Math concepts are a large part of the natural world that children are curious about, yet so often I hear providers stating they are not comfortable with math. Snowmen provide many opportunities to explore math concepts. You have 3-D spheres, 2-D circles, small/medium/large circles, measuring, counting, preposition language understanding (beside, under, on top off, behind, in front of), sequencing and time, just to start. You can make your own materials, but there are many quality materials being shared by other teachers that cover just about every math concept you are interested in.

There are many expansion ideas shared online around “Snowmen At Night” and the other books in the series. Many of these have been pinned to a special board: FCCAM Book Discussion – Snowmen At Night. The expansions cover math, science, tactile play, and creative arts focusing on “Snowmen At Night”, but other snowman books are also mentioned. If you don’t read “Snowmen At Night” with your group, most of the expansion activities can be adapted for almost any snowman book.

Here are some activities I have included as part of my Winter unit over the years.

Measure & Data: order snowmen by size pdf

Order written numeral puzzles pdf (video of activity in use)

Build a snowman pdf

Hat and Mitten pattern strips pdf

Snowman Glyph pdf

There are many printables like this one to be found on Pinterest.

I don’t use a lot of these types of printables for any group here on the whole, but for some children they are appropriate and of real benefit. Hands-on games and manipulatives are my initial go to as I find most children can use as originally designed or with some minor adaptation. I find these types of activities are more adaptable for mixed ages and to the materials I regularly have on hand.

Here are other activities I have included regularly within my “Winter” unit:

Draw a more life size snowman. Write numbers scattered over it. Have children toss beanbags, rolled socks, etc. onto the snowman. Have them call out the number they cover. Can do with individual or group calling out answers. If you make the snowman reversible you can do letters on the other side, or colored snowflakes, or shapes. Adapt for the needs of your group.

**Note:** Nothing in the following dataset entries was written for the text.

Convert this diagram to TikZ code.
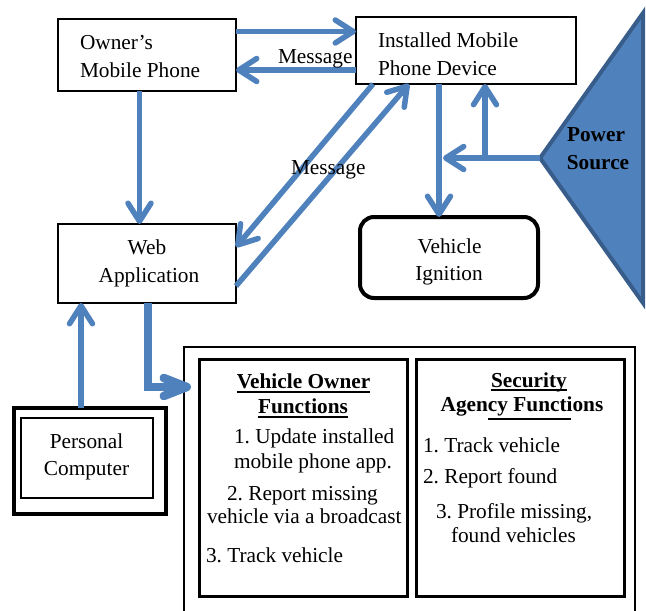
\documentclass[tikz,border=0pt]{standalone}
\usepackage{fontspec}
\setmainfont{Liberation Serif}
\usetikzlibrary{arrows.meta,calc}
\definecolor{abl}{HTML}{4F81BD}
\definecolor{adk}{HTML}{385D8A}
\frenchspacing
\begin{document}
\begin{tikzpicture}[x=1pt,y=-1pt,
  box/.style={draw=black, line width=2.5pt, inner sep=0pt, outer sep=0pt},
  arr/.style={draw=abl, line width=5.5pt, -{Straight Barb[length=18pt,width=23pt,line cap=round,line join=round]}},
  arrw/.style={draw=abl, line width=8.5pt, -{Straight Barb[length=23pt,width=18pt,line cap=round,line join=round]}},
  txt/.style={inner sep=0pt, outer sep=0pt, font=\fontsize{21.3}{27}\selectfont},
  btxt/.style={inner sep=0pt, outer sep=0pt, font=\fontsize{21.3}{27}\selectfont\bfseries},
  uline/.style={line width=1.5pt}]
\useasboundingbox (0,0) rectangle (646,611);
\clip (0,0) rectangle (646,611);

% boxes
\node[box, minimum width=178pt, minimum height=72pt] (owner) at (147,55) {};
\node[box, minimum width=220pt, minimum height=67pt] (inst) at (466,50.5) {};
\node[box, minimum width=178pt, minimum height=79pt] (web) at (147,263.5) {};
\node[box, line width=4pt, rounded corners=14pt, minimum width=178pt, minimum height=81pt] (ign) at (449,257.5) {};
\node[box, line width=3.3pt, minimum width=152pt, minimum height=106pt] (pc) at (90,461) {};
\node[box, line width=2pt, minimum width=132.6pt, minimum height=80pt] (pcin) at (87,458.3) {};
\node[box, line width=2.7pt, minimum width=451pt, minimum height=303pt] (outer) at (409.5,498.5) {};
\node[box, line width=3pt, minimum width=208pt, minimum height=237pt] (vo) at (303,477.5) {};
\node[box, line width=3pt, minimum width=208pt, minimum height=237pt] (sa) at (520,477.5) {};

% power source
\draw[fill=abl, draw=adk, line width=4pt] (540,158) -- (643,13) -- (643,303) -- cycle;
\coordinate (pv) at (540,158);
\coordinate (pj) at (443,158);
\coordinate (pb) at (485,158);

% connectors
\draw[arr] ($(owner.north east)+(0,12.5)$) -- ($(inst.north west)+(0,14.5)$);
\draw[arr] ($(inst.north west)+(0,53)$) -- ($(owner.north east)+(0,51)$);
\draw[arr] ($(owner.south)+(-7.5,0)$) -- ($(web.north)+(-7.5,0)$);
\draw[arr] ($(inst.south west)+(17,0)$) -- ($(web.north east)+(0,23)$);
\draw[arr] ($(web.south east)+(0,-17)$) -- ($(inst.south west)+(53,0)$);
\draw[arr] ($(inst.south west)+(83,0)$) -- ($(ign.north)+(-10,0)$);
\draw[arr] (pv) -- (pj);
\draw[arr] (pb) -- ($(inst.south west)+(129,0)$);
\draw[arrw] ($(web.south)+(1,0)$) |- ($(outer.north west)+(7,40)$);
\draw[arr] ($(pc.north)+(-9,0)$) -- ($(web.south west)+(23,0)$);

% texts
\node[txt, anchor=base west] (ow1) at (80,49) {Owner’s};
\node[txt, anchor=base west] (ow2) at (80,77) {Mobile Phone};
\node[txt, anchor=base west] (in1) at (378,47) {Installed Mobile};
\node[txt, anchor=base west] (in2) at (378,75) {Phone Device};
\node[txt, anchor=base] (wb1) at (147,254) {Web};
\node[txt, anchor=base] (wb2) at (149,282) {Application};
\node[txt, anchor=base] (ig1) at (449.5,253) {Vehicle};
\node[txt, anchor=base] (ig2) at (449,280) {Ignition};
\node[btxt, anchor=base] (pw1) at (596,141) {Power};
\node[btxt, anchor=base] (pw2) at (598,169) {Source};
\node[txt, anchor=base west] (m1) at (278,63) {Message};
\node[txt, anchor=base west] (m2) at (291,174) {Message};
\node[txt, anchor=base] (pc1) at (86.5,448) {Personal};
\node[txt, anchor=base] (pc2) at (86.5,475) {Computer};

\node[btxt, anchor=base] (vh1) at (303.5,388) {Vehicle Owner};
\node[btxt, anchor=base] (vh2) at (303,413) {Functions};
\draw[uline] ($(vh1.base west)+(0,4)$) -- ($(vh1.base east)+(0,4)$);
\draw[uline] ($(vh2.base west)+(0,4)$) -- ($(vh2.base east)+(0,4)$);
\node[txt, anchor=base west] (v1) at (234,443) {1. Update installed};
\node[txt, anchor=base west] (v2) at (234,468) {mobile phone app.};
\node[txt, anchor=base west] (v3) at (227,500) {2. Report missing};
\node[txt, anchor=base west] (v4) at (207,523) {vehicle via a broadcast};
\node[txt, anchor=base west] (v5) at (206,562) {3. Track vehicle};

\node[btxt, anchor=base] (sh1) at (529,387) {Security};
\node[btxt, anchor=base] (sh2) at (522,411) {Agency Functions};
\draw[uline] ($(sh1.base west)+(0,3)$) -- ($(sh1.base east)+(0,3)$);
\draw[uline] ($(sh2.base west)+(47,8)$) -- ($(sh2.base east)+(-32,8)$);
\node[txt, anchor=base west] (s1) at (423,452) {1. Track vehicle};
\node[txt, anchor=base west] (s2) at (423,483) {2. Report found};
\node[txt, anchor=base west] (s3) at (436,518) {3. Profile missing,};
\node[txt, anchor=base west] (s4) at (451,542) {found vehicles};
\end{tikzpicture}
\end{document}
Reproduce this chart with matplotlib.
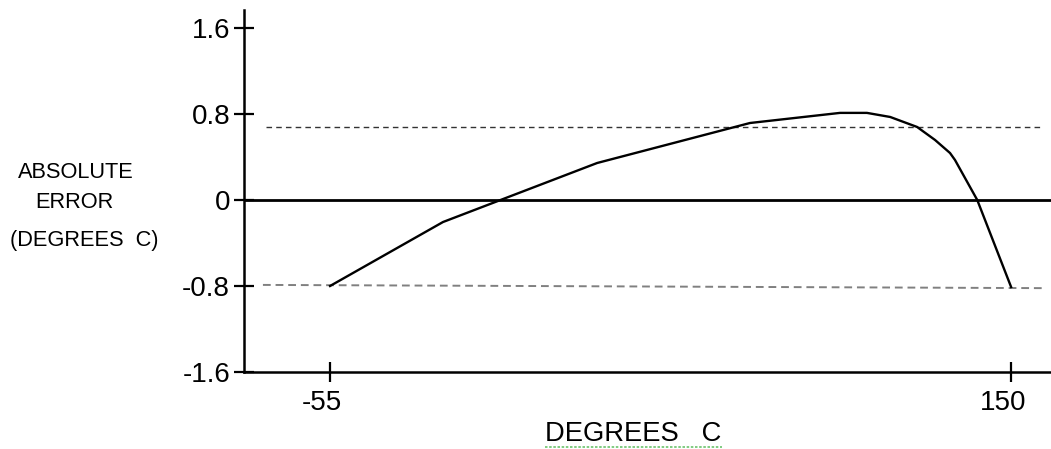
import matplotlib
matplotlib.use("Agg")
import matplotlib.pyplot as plt
import matplotlib.transforms as mtransforms

plt.rcParams['font.family'] = ['Liberation Sans', 'DejaVu Sans']

# Data
temp_c = [-55, -21, 25.4, 71.4, 98.5, 106.6, 113.6, 121.7, 127.1, 131.6, 133.1, 139.8, 150]
abs_error = [-0.80, -0.205, 0.344, 0.716, 0.81, 0.81, 0.772, 0.679, 0.558, 0.437, 0.372, 0.0, -0.81]

upper_limit_x = [-74.3, 158.7]
upper_limit_y = [0.68, 0.68]
lower_limit_x = [-75.2, 159.6]
lower_limit_y = [-0.79, -0.82]

x_ticks = [-55, 150]
x_tick_labels = ["-55", "150"]
y_ticks = [-1.6, -0.8, 0, 0.8, 1.6]
y_tick_labels = ["-1.6", "-0.8", "0", "0.8", "1.6"]

W, H = 1051, 449
fig = plt.figure(figsize=(W / 100, H / 100), dpi=100)
ax = fig.add_axes([244 / W, (H - 372) / H, 1 - 244 / W, (372 - 10) / H])

ax.set_xlim(-80.9, 162.0)
ax.set_ylim(-1.6, 1.767)

ax.axhline(0, color='black', lw=2.0, zorder=2)
ax.plot(upper_limit_x, upper_limit_y, color='#333333', lw=1.0, dashes=(4, 3), zorder=1)
ax.plot(lower_limit_x, lower_limit_y, color='#808080', lw=1.4, dashes=(4, 2.5), zorder=1)
ax.plot(temp_c, abs_error, color='black', lw=1.7, zorder=3, solid_joinstyle='round')

for side in ['top', 'right']:
    ax.spines[side].set_visible(False)
for side in ['left', 'bottom']:
    ax.spines[side].set_linewidth(1.8)
    ax.spines[side].set_color('black')

ax.set_xticks(x_ticks)
ax.set_xticklabels(x_tick_labels)
ax.set_yticks(y_ticks)
ax.set_yticklabels(y_tick_labels)
ax.tick_params(axis='both', direction='inout', length=14, width=1.6, labelsize=20, colors='black')
ax.tick_params(axis='x', pad=6)
ax.tick_params(axis='y', pad=3)

offset = mtransforms.ScaledTranslation(-8 / 100, 0, fig.dpi_scale_trans)
for lbl in ax.get_xticklabels():
    lbl.set_transform(lbl.get_transform() + offset)

# Y label lines
fig.text(18 / W, 1 - 172 / H, "ABSOLUTE", fontsize=15.7, ha='left', va='center')
fig.text(35 / W, 1 - 203 / H, "ERROR", fontsize=15.7, ha='left', va='center')
fig.text(10 / W, 1 - 240 / H, "(DEGREES  C)", fontsize=15.7, ha='left', va='center')

# X label
fig.text(545 / W, 1 - 434 / H, "DEGREES   C", fontsize=19.7, ha='left', va='center')
fig.add_artist(plt.Line2D([545 / W, 722 / W], [1 - 447 / H, 1 - 447 / H],
                          transform=fig.transFigure, color='#6cc26c', lw=1.2, ls=(0, (1.5, 1))))

fig.savefig("out.png", dpi=100)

3-D Snowman (video): You can adapt the directions from either of these sites: retro papercut ornaments or easy Christmas ornament to make the individual balls. We ran the hanging yarn down through each ball to build the hanging snowman. I don’t do the fancier gluing with a younger group, as the time required usually stretches past their attention point.

Snowball Sensory Box (video) This box is constructed by using a variety of white sphere shaped objects such as cotton ball, white pom poms, styrofoam balls of different sizes and textures, white wrapping ribbon, and different size containers to be filled. I also added flat circle cotton pads. You could cut circles from different white fabrics or white foam sheets. I find it important to have sensory boxes available for children. You are able to have wonderful conversations where it is easy to expand language and discuss concepts. 

Circles = Snowmen (video): Go on a hunt for circle shapes that can be easily traced around within your space. I also always have a variety of precut shapes from cardboard (usually recycled cereal or cracker boxes) on hand. The children can trace around these circles to build a snowman on long sheets of paper (background color is optional). Where you go with this activity is driven by the children and supplies you have on hand.